I’m estimating that this list represents 3,375 total hours spent in the classroom or studio, and at least another 6,000 hours outside of class studying, working on projects, and trying to master and validate what I had been taught. I’m sure they exist, but I’ve never met an individual who has put together on their own, or even with a mentor this kind of comprehensive study program.

I learned web design, and am still learning it on my own. It is true that the University didn’t help me much, and honestly there was no way that they could, because when I started college, web design didn’t even exist.

Would I have been further ahead had I done it on my own? Maybe.

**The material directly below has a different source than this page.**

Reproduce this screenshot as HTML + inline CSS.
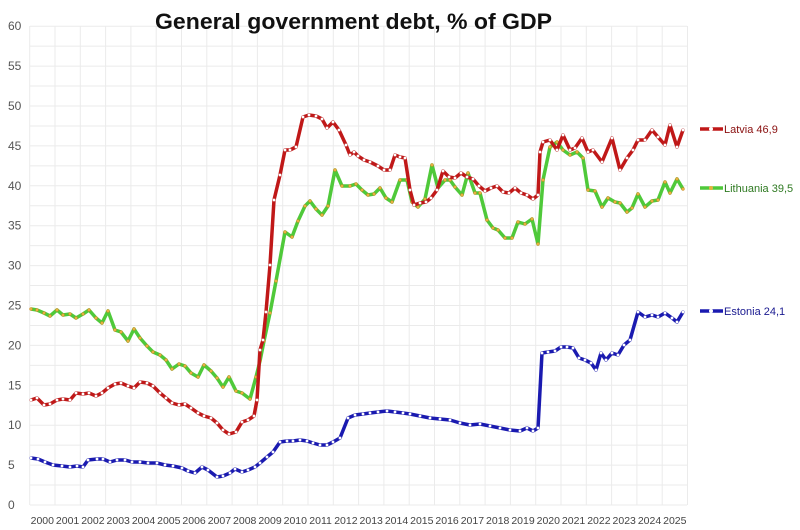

I did walk away from school learning something that I think is more valuable than any course I took, and I hope that Universities are still teaching that. I learned how to keep learning, and I try to do that every day, on my own, and with the aid of professionals, and even the demonic University System when that makes sense.

What’s your experience? Thoughts?

NOTE: Just so you know, If you find spelling mistakes or other grammar mistakes in this article – I don’t care, it was late, and I thought it was more important to kick this out than to fuss around with making it perfect. Maybe I’ll fix it if I get a chance, but probably not.